Leave out the images; return the rest of the data exactly.

#####

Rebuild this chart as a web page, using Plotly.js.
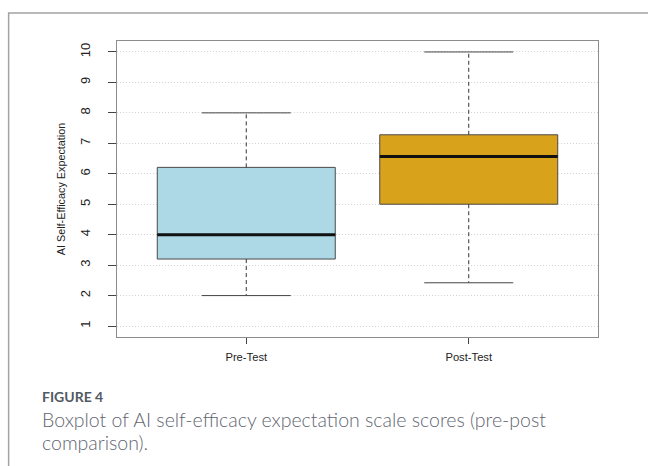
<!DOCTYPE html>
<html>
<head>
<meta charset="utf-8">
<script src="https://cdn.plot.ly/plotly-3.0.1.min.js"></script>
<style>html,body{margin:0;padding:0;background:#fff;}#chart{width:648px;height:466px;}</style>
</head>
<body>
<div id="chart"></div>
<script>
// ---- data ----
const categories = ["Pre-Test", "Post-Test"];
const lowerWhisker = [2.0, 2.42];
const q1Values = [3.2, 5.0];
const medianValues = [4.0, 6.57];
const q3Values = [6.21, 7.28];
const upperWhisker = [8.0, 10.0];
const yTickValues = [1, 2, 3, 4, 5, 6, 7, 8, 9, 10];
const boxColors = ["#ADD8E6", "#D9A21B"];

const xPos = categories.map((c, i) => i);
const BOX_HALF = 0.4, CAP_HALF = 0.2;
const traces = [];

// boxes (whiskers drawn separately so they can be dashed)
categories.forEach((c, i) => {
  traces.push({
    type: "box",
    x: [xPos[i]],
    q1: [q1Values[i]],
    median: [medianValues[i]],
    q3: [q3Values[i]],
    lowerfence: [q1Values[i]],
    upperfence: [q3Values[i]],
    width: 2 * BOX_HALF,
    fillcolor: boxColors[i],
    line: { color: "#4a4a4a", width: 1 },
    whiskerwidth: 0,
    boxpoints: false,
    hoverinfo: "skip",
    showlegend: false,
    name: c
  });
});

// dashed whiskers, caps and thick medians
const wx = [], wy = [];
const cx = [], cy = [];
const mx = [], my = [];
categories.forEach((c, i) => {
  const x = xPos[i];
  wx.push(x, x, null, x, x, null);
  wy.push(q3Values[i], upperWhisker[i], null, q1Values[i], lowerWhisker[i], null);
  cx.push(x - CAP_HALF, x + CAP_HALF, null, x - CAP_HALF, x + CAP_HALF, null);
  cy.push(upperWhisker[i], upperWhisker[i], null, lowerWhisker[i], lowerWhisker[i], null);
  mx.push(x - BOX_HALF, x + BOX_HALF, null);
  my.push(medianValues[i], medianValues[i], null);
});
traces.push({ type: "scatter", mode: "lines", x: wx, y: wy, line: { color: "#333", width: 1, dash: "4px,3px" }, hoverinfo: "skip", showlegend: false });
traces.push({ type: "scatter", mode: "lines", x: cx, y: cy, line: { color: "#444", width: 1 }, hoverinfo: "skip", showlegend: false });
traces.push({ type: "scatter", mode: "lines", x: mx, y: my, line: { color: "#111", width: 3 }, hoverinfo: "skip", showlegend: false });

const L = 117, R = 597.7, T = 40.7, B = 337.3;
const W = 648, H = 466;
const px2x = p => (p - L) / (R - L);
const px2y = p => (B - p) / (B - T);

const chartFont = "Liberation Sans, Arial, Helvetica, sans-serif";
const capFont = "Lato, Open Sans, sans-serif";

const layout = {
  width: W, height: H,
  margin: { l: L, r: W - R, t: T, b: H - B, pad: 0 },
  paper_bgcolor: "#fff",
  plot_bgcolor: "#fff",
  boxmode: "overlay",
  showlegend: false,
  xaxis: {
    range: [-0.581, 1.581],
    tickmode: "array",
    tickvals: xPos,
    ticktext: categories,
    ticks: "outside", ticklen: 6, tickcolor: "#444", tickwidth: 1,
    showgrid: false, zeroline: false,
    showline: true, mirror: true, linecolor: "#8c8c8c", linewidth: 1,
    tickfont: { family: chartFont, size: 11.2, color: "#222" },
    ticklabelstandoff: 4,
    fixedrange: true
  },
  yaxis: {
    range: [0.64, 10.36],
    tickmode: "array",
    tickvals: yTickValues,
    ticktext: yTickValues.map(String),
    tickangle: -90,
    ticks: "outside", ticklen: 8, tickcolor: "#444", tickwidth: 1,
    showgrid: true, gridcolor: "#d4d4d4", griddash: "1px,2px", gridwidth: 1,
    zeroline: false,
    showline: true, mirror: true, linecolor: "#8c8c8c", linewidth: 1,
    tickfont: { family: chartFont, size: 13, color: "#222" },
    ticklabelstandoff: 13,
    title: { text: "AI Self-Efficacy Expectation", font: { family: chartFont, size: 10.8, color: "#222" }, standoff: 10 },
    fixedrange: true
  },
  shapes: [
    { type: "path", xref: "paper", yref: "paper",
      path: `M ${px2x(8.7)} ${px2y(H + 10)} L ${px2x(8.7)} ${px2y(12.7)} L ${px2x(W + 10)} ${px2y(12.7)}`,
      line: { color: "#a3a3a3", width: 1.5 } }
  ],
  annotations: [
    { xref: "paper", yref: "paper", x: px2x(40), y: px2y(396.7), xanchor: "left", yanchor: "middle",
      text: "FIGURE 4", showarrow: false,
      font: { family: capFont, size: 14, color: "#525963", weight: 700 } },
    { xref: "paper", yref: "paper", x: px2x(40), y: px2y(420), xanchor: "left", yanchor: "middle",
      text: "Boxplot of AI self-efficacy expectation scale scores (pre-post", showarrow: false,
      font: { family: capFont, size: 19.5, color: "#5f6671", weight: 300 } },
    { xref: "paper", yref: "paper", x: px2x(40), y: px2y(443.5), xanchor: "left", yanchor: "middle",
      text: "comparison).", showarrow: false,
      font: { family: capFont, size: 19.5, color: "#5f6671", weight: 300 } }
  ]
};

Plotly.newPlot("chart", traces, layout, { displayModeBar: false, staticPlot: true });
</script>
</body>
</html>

#####

**Output for this exercise:**
Rebuild this chart as a web page, using Plotly.js.
<!DOCTYPE html>
<html>
<head>
<meta charset="utf-8">
<script src="https://cdn.plot.ly/plotly-3.0.1.min.js"></script>
<style>html,body{margin:0;padding:0;background:#fff;}#chart{width:648px;height:466px;}</style>
</head>
<body>
<div id="chart"></div>
<script>
// ---- data ----
const categories = ["Pre-Test", "Post-Test"];
const lowerWhisker = [2.0, 2.42];
const q1Values = [3.2, 5.0];
const medianValues = [4.0, 6.57];
const q3Values = [6.21, 7.28];
const upperWhisker = [8.0, 10.0];
const yTickValues = [1, 2, 3, 4, 5, 6, 7, 8, 9, 10];
const boxColors = ["#ADD8E6", "#D9A21B"];

const xPos = categories.map((c, i) => i);
const BOX_HALF = 0.4, CAP_HALF = 0.2;
const traces = [];

// boxes (whiskers drawn separately so they can be dashed)
categories.forEach((c, i) => {
  traces.push({
    type: "box",
    x: [xPos[i]],
    q1: [q1Values[i]],
    median: [medianValues[i]],
    q3: [q3Values[i]],
    lowerfence: [q1Values[i]],
    upperfence: [q3Values[i]],
    width: 2 * BOX_HALF,
    fillcolor: boxColors[i],
    line: { color: "#4a4a4a", width: 1 },
    whiskerwidth: 0,
    boxpoints: false,
    hoverinfo: "skip",
    showlegend: false,
    name: c
  });
});

// dashed whiskers, caps and thick medians
const wx = [], wy = [];
const cx = [], cy = [];
const mx = [], my = [];
categories.forEach((c, i) => {
  const x = xPos[i];
  wx.push(x, x, null, x, x, null);
  wy.push(q3Values[i], upperWhisker[i], null, q1Values[i], lowerWhisker[i], null);
  cx.push(x - CAP_HALF, x + CAP_HALF, null, x - CAP_HALF, x + CAP_HALF, null);
  cy.push(upperWhisker[i], upperWhisker[i], null, lowerWhisker[i], lowerWhisker[i], null);
  mx.push(x - BOX_HALF, x + BOX_HALF, null);
  my.push(medianValues[i], medianValues[i], null);
});
traces.push({ type: "scatter", mode: "lines", x: wx, y: wy, line: { color: "#333", width: 1, dash: "4px,3px" }, hoverinfo: "skip", showlegend: false });
traces.push({ type: "scatter", mode: "lines", x: cx, y: cy, line: { color: "#444", width: 1 }, hoverinfo: "skip", showlegend: false });
traces.push({ type: "scatter", mode: "lines", x: mx, y: my, line: { color: "#111", width: 3 }, hoverinfo: "skip", showlegend: false });

const L = 117, R = 597.7, T = 40.7, B = 337.3;
const W = 648, H = 466;
const px2x = p => (p - L) / (R - L);
const px2y = p => (B - p) / (B - T);

const chartFont = "Liberation Sans, Arial, Helvetica, sans-serif";
const capFont = "Lato, Open Sans, sans-serif";

const layout = {
  width: W, height: H,
  margin: { l: L, r: W - R, t: T, b: H - B, pad: 0 },
  paper_bgcolor: "#fff",
  plot_bgcolor: "#fff",
  boxmode: "overlay",
  showlegend: false,
  xaxis: {
    range: [-0.581, 1.581],
    tickmode: "array",
    tickvals: xPos,
    ticktext: categories,
    ticks: "outside", ticklen: 6, tickcolor: "#444", tickwidth: 1,
    showgrid: false, zeroline: false,
    showline: true, mirror: true, linecolor: "#8c8c8c", linewidth: 1,
    tickfont: { family: chartFont, size: 11.2, color: "#222" },
    ticklabelstandoff: 4,
    fixedrange: true
  },
  yaxis: {
    range: [0.64, 10.36],
    tickmode: "array",
    tickvals: yTickValues,
    ticktext: yTickValues.map(String),
    tickangle: -90,
    ticks: "outside", ticklen: 8, tickcolor: "#444", tickwidth: 1,
    showgrid: true, gridcolor: "#d4d4d4", griddash: "1px,2px", gridwidth: 1,
    zeroline: false,
    showline: true, mirror: true, linecolor: "#8c8c8c", linewidth: 1,
    tickfont: { family: chartFont, size: 13, color: "#222" },
    ticklabelstandoff: 13,
    title: { text: "AI Self-Efficacy Expectation", font: { family: chartFont, size: 10.8, color: "#222" }, standoff: 10 },
    fixedrange: true
  },
  shapes: [
    { type: "path", xref: "paper", yref: "paper",
      path: `M ${px2x(8.7)} ${px2y(H + 10)} L ${px2x(8.7)} ${px2y(12.7)} L ${px2x(W + 10)} ${px2y(12.7)}`,
      line: { color: "#a3a3a3", width: 1.5 } }
  ],
  annotations: [
    { xref: "paper", yref: "paper", x: px2x(40), y: px2y(396.7), xanchor: "left", yanchor: "middle",
      text: "FIGURE 4", showarrow: false,
      font: { family: capFont, size: 14, color: "#525963", weight: 700 } },
    { xref: "paper", yref: "paper", x: px2x(40), y: px2y(420), xanchor: "left", yanchor: "middle",
      text: "Boxplot of AI self-efficacy expectation scale scores (pre-post", showarrow: false,
      font: { family: capFont, size: 19.5, color: "#5f6671", weight: 300 } },
    { xref: "paper", yref: "paper", x: px2x(40), y: px2y(443.5), xanchor: "left", yanchor: "middle",
      text: "comparison).", showarrow: false,
      font: { family: capFont, size: 19.5, color: "#5f6671", weight: 300 } }
  ]
};

Plotly.newPlot("chart", traces, layout, { displayModeBar: false, staticPlot: true });
</script>
</body>
</html>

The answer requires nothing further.